To accommodate population inflow and move existing residents from increasingly crowded inner urban districts being taken over by commercial development, the municiple government started building Zhengzhou New District, which opened in 2003. It currently has a population of more than 1 million growing at 35% annually. The subway connection openned in 2013, accelerating the inflow of people.
As new phases of housing have been built here, they have generally sold out within 8-9 months. Now, with the slowdown, the sales cycle has been extended to 10-12 months. It typically takes a total of 5 years to reach full occupancy as the last units are completed, the new owners complete the outfitting and move in.

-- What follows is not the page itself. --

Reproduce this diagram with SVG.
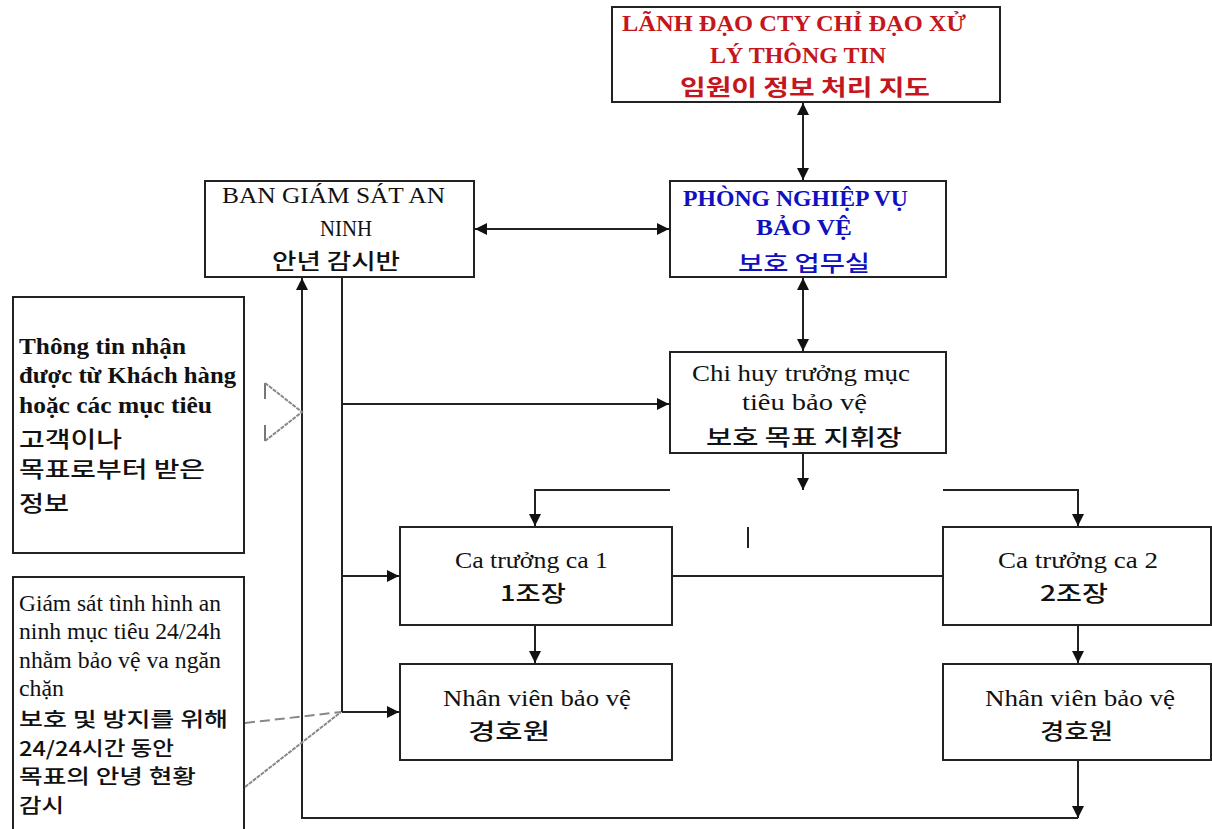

This progression – repeated across more than 150 cities in China with populations in excess of 1 million – explains the persistence of the myth of China’s looming residential property collapse. A trip to Zhengzhou New District at any time in the last five or ten years would have yielded the same picture as today: several massive new phases of residential projects moving through a well established path toward completion and occupancy.
The government’s engineered slowdown is real. A handful of property developers will indeed get stuck with poorly planned, designed or located developments in some of these 150 Chinese cities, just as their brethren did in Beijing, Shanghai and Guangzhou at various times in the last three decades. As has been the case in the past, these developers will raise fresh funds or – if the fail to do so – will be acquired by better managed and more credit worthy firms.
It’s hard to turn real insight on Chinese property into eye catching or exciting headlines. It appears much easier sell the myth of an imminent property and debt crisis that sounds all too familiar to a Western audience.